Not long after the protest riots ended, hundreds of volunteers converged in downtown Grand Rapids to help clean up and board up.

GRAND RAPIDS, Mich. — After a night of chaos, hate and unrest, what Grand Rapids is TRULY about was on full display downtown, beginning in the early morning hours.

Hundreds of volunteers surrendered their Sunday and came together to do all they could to make the broken feel somewhat whole again.

"It's really unfortunate," said Dan Oderkirk, who co-owns, The Dog Pit, with his wife, Erin. "It's shocking to see downtown like this."

The Oderkirks business was among many that were ransacked and suffered severe damage when Saturday's protest for George Floyd, quickly escalated from peaceful to violently out of hand.

The Dog Pit is located on Monroe Center St. NW, across from Rosa Parks Circle. Many businesses along that stretch sustained heavy damage.

"I got a text at 5 in the morning from somebody I didn't know telling me our business got hit," said Erin. "When my husband and I got down here a few hours later, I was shocked to see so many people out front sawing boards and putting them up to protect our broken windows."

The volunteers didn't focus on The Dog Pit, literally thousands of them spread out all across downtown Grand Rapids, offering their skills and support to help board-up and sweep up the city.

"We don't even know these people," said Erin. "They're all amazing."

Rioters broke through the door, shattered all the glass, and took a few things from inside the restaurant, including money.

The Oderkirks say the interior is largely intact.

"Since all these people were working so hard to help board-up our business, we felt like we should give back to them, so we started making hot dogs," sand Dan. "Who doesn't like a hot dog, right?"

The Oderkirks estimate they prepared over 300 hot dogs that were continuously brought outside and placed in front of The Dog Pit for volunteers and passersby to take.

"It's just kind of our way of saying, 'Thanks for your help,'" said Erin.

One block north on Pearl St., Sundance Grill & Bar also sustained major damage by rioters.

"They broke all the windows, and wrecked the kitchen and bar," said Jeff Lobdell, who owns the restaurant. "Just stuff destroyed and wrecked everywhere."

Lobdell adds that security cameras positioned inside captured everything that happened, when rioters broke in, and also was used to identify several of the intruders.

"They were in and out in about 7 minutes," added Lobdell. "We've got a few faces [on tape], and one of them we posted to the Sundance Facebook page and she was identified."
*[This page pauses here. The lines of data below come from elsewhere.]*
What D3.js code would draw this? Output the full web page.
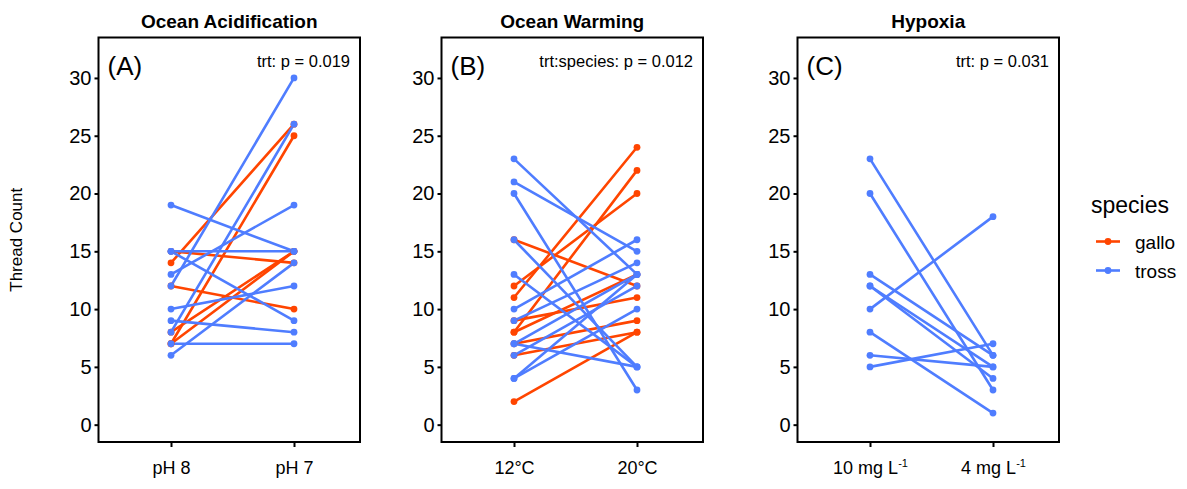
<!DOCTYPE html>
<html>
<head>
<meta charset="utf-8">
<script src="https://cdn.jsdelivr.net/npm/d3@7"></script>
<style>
  html, body { margin: 0; padding: 0; background: #fff; }
  svg { display: block; font-family: "Liberation Sans", Arial, sans-serif; }
</style>
</head>
<body>
<svg id="chart" width="1187" height="489"></svg>
<script>
// ---------------- data ----------------
const panelTitles = ["Ocean Acidification", "Ocean Warming", "Hypoxia"];
const panelTags = ["(A)", "(B)", "(C)"];
const panelStats = ["trt: p = 0.019", "trt:species: p = 0.012", "trt: p = 0.031"];

const oaLevels = ["pH 8", "pH 7"];
const owLevels = ["12°C", "20°C"];
const hyLevels = ["10 mg L^-1", "4 mg L^-1"];

const yTicks = [0, 5, 10, 15, 20, 25, 30];
const species = ["gallo", "tross"];
const speciesColors = ["#FF4500", "#4F7DFF"];

// paired thread counts [first level, second level]
const oaGallo = [[14, 26], [7, 25], [15, 14], [12, 10], [8, 15], [7, 15]];
const oaTross = [[19, 15], [15, 15], [15, 9], [13, 19], [12, 30], [8, 26], [10, 12], [9, 8], [7, 7], [6, 14]];

const owGallo = [[11, 24], [8, 22], [12, 20], [16, 12], [2, 8], [6, 8], [7, 9], [9, 11], [8, 13]];
const owTross = [[23, 13], [21, 15], [20, 3], [16, 5], [13, 5], [10, 16], [9, 14], [7, 5], [7, 13], [6, 12], [4, 13], [4, 10]];

const hyGallo = [];
const hyTross = [[23, 6], [20, 3], [13, 6], [12, 5], [12, 4], [10, 18], [8, 1], [6, 5], [5, 7]];

// ---------------- layout ----------------
const svg = d3.select("#chart");
const panelLeft = [98.5, 441.5, 797.5];
const padLeft = 72.5, stepW = 123, padRight = 66;
const panelTop = 37.5, panelBottom = 442;

const y = d3.scaleLinear().domain([-1.5, 33.5]).range([panelBottom, panelTop]);
const color = d3.scaleOrdinal().domain(species).range(speciesColors);

const panels = [
  { levels: oaLevels, series: [["gallo", oaGallo], ["tross", oaTross]] },
  { levels: owLevels, series: [["gallo", owGallo], ["tross", owTross]] },
  { levels: hyLevels, series: [["gallo", hyGallo], ["tross", hyTross]] }
];

function setLabel(sel, txt) {
  // supports "^" superscript suffix, e.g. "10 mg L^-1"
  const parts = txt.split("^");
  sel.text(null);
  sel.append("tspan").text(parts[0]);
  if (parts.length > 1) {
    sel.append("tspan").attr("dy", -7).attr("font-size", "11px").text(parts[1]);
  }
}

panels.forEach((p, i) => {
  const left = panelLeft[i];
  const x0 = left + padLeft, x1 = x0 + stepW;
  const right = x1 + padRight;
  const x = d3.scalePoint().domain(p.levels).range([x0, x1]).padding(0);
  const g = svg.append("g");

  // title
  g.append("text")
    .attr("x", (left + right) / 2).attr("y", 28)
    .attr("text-anchor", "middle")
    .attr("font-size", "19px").attr("font-weight", "bold")
    .text(panelTitles[i]);

  // y axis
  const yAxis = d3.axisLeft(y).tickValues(yTicks).tickSize(4).tickPadding(3);
  const ya = g.append("g").attr("transform", `translate(${left},0)`).call(yAxis);
  ya.select(".domain").remove();
  ya.selectAll(".tick line").attr("stroke", "#000").attr("stroke-width", 2);
  ya.selectAll(".tick text").attr("font-size", "20px").attr("fill", "#000")
    .attr("font-family", "'Liberation Sans', Arial, sans-serif");

  // x axis
  const xAxis = d3.axisBottom(x).tickSize(5).tickPadding(0);
  const xa = g.append("g").attr("transform", `translate(0,${panelBottom})`).call(xAxis);
  xa.select(".domain").remove();
  xa.selectAll(".tick line").attr("stroke", "#000").attr("stroke-width", 2);
  xa.selectAll(".tick text")
    .attr("font-size", "18px").attr("fill", "#000")
    .attr("font-family", "'Liberation Sans', Arial, sans-serif")
    .attr("dy", null).attr("y", 32)
    .each(function(d) { setLabel(d3.select(this), d); });

  // lines
  const lineGen = d3.line().x(d => x(d[0])).y(d => y(d[1]));
  p.series.forEach(([sp, pairs]) => {
    g.append("g").selectAll("path").data(pairs).join("path")
      .attr("d", pr => lineGen([[p.levels[0], pr[0]], [p.levels[1], pr[1]]]))
      .attr("fill", "none")
      .attr("stroke", color(sp))
      .attr("stroke-width", 2.6)
      .attr("stroke-linecap", "round");
  });
  // points
  p.series.forEach(([sp, pairs]) => {
    const pts = [];
    pairs.forEach(pr => { pts.push([p.levels[0], pr[0]]); pts.push([p.levels[1], pr[1]]); });
    g.append("g").selectAll("circle").data(pts).join("circle")
      .attr("cx", d => x(d[0])).attr("cy", d => y(d[1]))
      .attr("r", 3.4).attr("fill", color(sp));
  });

  // panel border
  g.append("rect")
    .attr("x", left).attr("y", panelTop)
    .attr("width", right - left).attr("height", panelBottom - panelTop)
    .attr("fill", "none").attr("stroke", "#000").attr("stroke-width", 2);

  // tag
  g.append("text")
    .attr("x", left + 9).attr("y", 75)
    .attr("font-size", "26px")
    .text(panelTags[i]);

  // stats
  g.append("text")
    .attr("x", right - 10).attr("y", 67)
    .attr("text-anchor", "end")
    .attr("font-size", "16.5px")
    .text(panelStats[i]);
});

// y axis title
svg.append("text")
  .attr("transform", `translate(22,${(panelTop + panelBottom) / 2}) rotate(-90)`)
  .attr("text-anchor", "middle")
  .attr("font-size", "17px")
  .text("Thread Count");

// legend
const lg = svg.append("g");
lg.append("text").attr("x", 1091).attr("y", 213).attr("font-size", "23px").text("species");
species.forEach((sp, k) => {
  const ky = 241.5 + k * 29;
  lg.append("line").attr("x1", 1096).attr("x2", 1120).attr("y1", ky).attr("y2", ky)
    .attr("stroke", color(sp)).attr("stroke-width", 2.6);
  lg.append("circle").attr("cx", 1108).attr("cy", ky).attr("r", 3.4).attr("fill", color(sp));
  lg.append("text").attr("x", 1135).attr("y", ky + 7.5).attr("font-size", "19px").text(sp);
});
</script>
</body>
</html>
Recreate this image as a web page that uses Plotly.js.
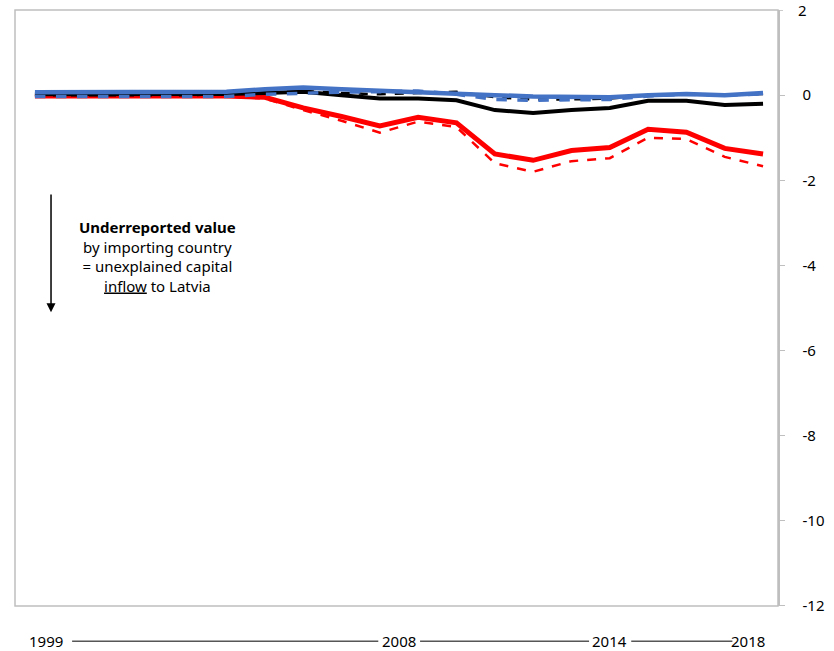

Much like The Dog Pit, Sundance also had a slew of volunteers who helped clean up and cover all their windows with plywood.

"Once we got our kitchen cleaned up, we actually made breakfast burritos for everybody here at Sundance," Lobdell said. "Rockwell Republic also brought their famous sticky chicken down here and Beltline Bar brought tacos."

The Oderkirks and Lobdell were delighted to see the real spirit of Grand Rapids rise from the ruins.

"What transpired last night isn't the town I'm familiar with," said Dan. "It's nice to see affirmation of what my hometown is truly about after such a dark evening."

In referring to the countless volunteers who worked hard Sunday morning to mend the brokenness, Erin said, "This is the Grand Rapids we know. This!"